Setiap daerah memiliki cerita legenda yang turun temurun. Seperti halnya dengan legenda wanita cantik Aceh Putroe Neng dan 99 suaminya yang meregang nyawa, menyisakan misteri.
Menurut cerita, Putroe Neng diduga memiliki ilmu sihir dan racun sehingga bisa membuat semua suaminya meregang nyawa. Uniknya, semua pria ini meninggal dengan cara yang sama yakni terkena racun di alat vitalnya.
Putroe Neng sendiri merupakan wanita berdarah Tiongkok. Ia memiliki nama asli Xiang Lian Khie.
Di usianya yang sangat belia, Putroe Neng menikah dengan Sultan Meurah Johan. Keduanya menikah pada abad ke-16.
Namun, kejadian nahas menimpa sang suami.

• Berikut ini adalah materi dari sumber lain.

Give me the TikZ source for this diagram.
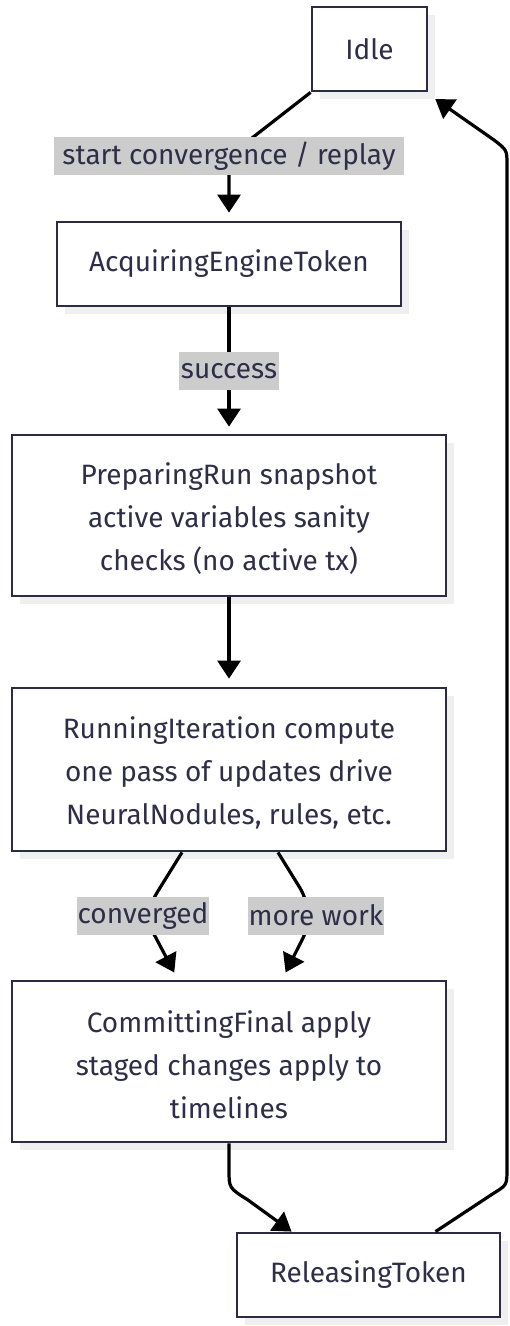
\documentclass[tikz,border=0pt]{standalone}
\usepackage{fontspec}
\setmainfont{Fira Sans}
\usetikzlibrary{arrows.meta,shadows,calc}
\definecolor{bordc}{HTML}{2B2B45}
\definecolor{txtc}{HTML}{2E2E48}
\definecolor{lblc}{HTML}{CCCCCC}
\definecolor{shdc}{HTML}{EFEFEF}
\newcommand{\lowstrut}{\rule{0pt}{29pt}}
\tikzset{
  box/.style={draw=bordc, line width=2.8pt, fill=white, inner sep=0pt, align=center,
    text=txtc, font=\fontsize{28}{43}\selectfont,
    general shadow={fill=shdc, shadow xshift=8pt, shadow yshift=-8pt}},
  lbl/.style={fill=lblc, text=txtc, inner xsep=1pt, inner ysep=0pt, minimum height=38pt,
    font=\fontsize{28}{43}\selectfont},
  edge/.style={line width=3.2pt, black, -{Triangle[length=18pt,width=23pt]}},
}
\begin{document}
\begin{tikzpicture}[x=1pt,y=-1pt]
\useasboundingbox[fill=white] (0,0) rectangle (509,1326);
\node[box, minimum width=115pt, minimum height=84pt] (idle) at (369.5,49) {Idle};
\node[box, minimum width=344pt, minimum height=84pt] (acq) at (229,264) {AcquiringEngineToken};
\node[box, minimum width=434pt, minimum height=161pt] (prep) at (229,515.5) {\lowstrut PreparingRun snapshot\\active variables sanity\\checks (no active tx)};
\node[box, minimum width=434pt, minimum height=163pt] (run) at (229,769.5) {\lowstrut RunningIteration compute\\one pass of updates drive\\NeuralNodules, rules, etc.};
\node[box, minimum width=434pt, minimum height=161pt] (commit) at (229,1061.5) {\lowstrut CommittingFinal apply\\staged changes apply to\\timelines};
\node[box, minimum width=263pt, minimum height=84pt] (rel) at (368.5,1275) {ReleasingToken};

% Idle -> Acquiring
\draw[edge, shorten >=8pt] (idle.south west) -- (252,138) .. controls (229,156) .. (229,178) -- (acq.north);
\node[lbl, minimum width=350pt] (l1) at (229,156) {start convergence / replay};
% Acquiring -> Preparing
\draw[edge, shorten >=7pt] (acq.south) -- (prep.north);
\node[lbl, minimum width=100pt] (l2) at (229,371) {success};
% Preparing -> Running
\draw[edge, shorten >=8pt] (prep.south) -- (run.north);
% Running -> Committing (converged)
\draw[edge, shorten >=8pt] ($(run.south)+(-47,0)$) -- (158,891) .. controls (146,911) and (146,920) .. (156,938) -- ($(commit.north)+(-51,0)$);
\node[lbl, minimum width=132pt] (l3) at (143,915.5) {converged};
% Running -> Committing (more work)
\draw[edge, shorten >=8pt] ($(run.south)+(49,0)$) -- (300,888) .. controls (310,905) and (310,925) .. (302,940) -- ($(commit.north)+(53,0)$);
\node[lbl, minimum width=136pt] (l4) at (316,915.5) {more work};
% Committing -> Releasing
\draw[edge] (commit.south) -- (229,1170) .. controls (229,1188) .. (248,1200) -- ($(rel.north west)+(56,0)$);
% Releasing -> Idle
\draw[edge, shorten >=1pt] ($(rel.north)+(67,0)$) -- (494,1193) .. controls (507,1185) .. (507,1168) -- (507,165) .. controls (507,150) .. (494,140) -- ($(idle.south east)+(6,6)$);
\end{tikzpicture}
\end{document}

Ia ditemukan tewas dengan bibir membiru usai melakukan hubungan intim suami istri di malam pertama.
Makam Putroe Neng sendiri berada di Desa Blang Pulo, Kecamatan Muara Dua, Kota Lhokseumawe.
Benarkah Kisah Putroe Neng?
Masih butuh banyak literasi sejarah mengungkap tabir penuh legenda ini. Apakah ini hanya sebuah dongeng (lagenda) atau memang kisah nyata?
Juga muncul pertanyaan, apakah suami pertama dari Putroe Neng yang disebut Sultan Meurah Johan itu adalah pendiri kerajaan Aceh di Gampong Pande.
Soalnya, dalam sejarah Kota Banda Aceh, disebutkan bahwa Sultan Meurah Johan adalah raja pertama Kerajaan Aceh yang memerintah dari tahun 601 H/1205 M sampai dengan tahun 631 H/1234 M. Beliau mangkat pada hari Kamis, 1 Rajab 631 H dan dimakamkan di Gle Weueng, Aceh Besar.
Fakta sejarah
Kisah di atas yang menyebut suami ke 100 Putro Neng, yang selamat dari racun, adalah Syeikh Syiah Hudam juga memiliki misteri. Faktanya, nama ulama tersebut merupakan pimpinan pasukan Kesultanan Peureulak yang membantu kerajaan Lamuri di bawah pimpinan seorang ulama Syekh Abdullah Kan’an yang bergelar Syiah Hudan (turunan Arab dari Kan’an).
Syekh Abdullah Kan’an adalah seorang ulama asal Kanaan, Palestina, yang mula-mula menyiarkan agama Islam ke Aceh Besar.
Menurut catatan wikipedia, ia datang ke Aceh Besar bersama Meurah Johan pada tahun 576 H/1180 M. Ia merupakan ahli pertanian yang pertama kali membawa bibit lada ke Aceh.
Namanya dalam masyarakat Aceh dikenal dengan Teungku Chik Lampeuneu’euen dan kampung yang didiaminya dinamakan dengan Lampeuneu’euen, berada Kecamatan Darul Imarah, Aceh Besar.
Dibutuhkan penelitian untuk mengungkap kisah ini agar suatu hari generasi kita tidak menyebut sejarah sebagai sebuah legenda.
Ini bisa saja terjadi karena kurangnya literasi yang kita tinggalkan dan justru dongeng akan dianggap sebagai fakta sejarah.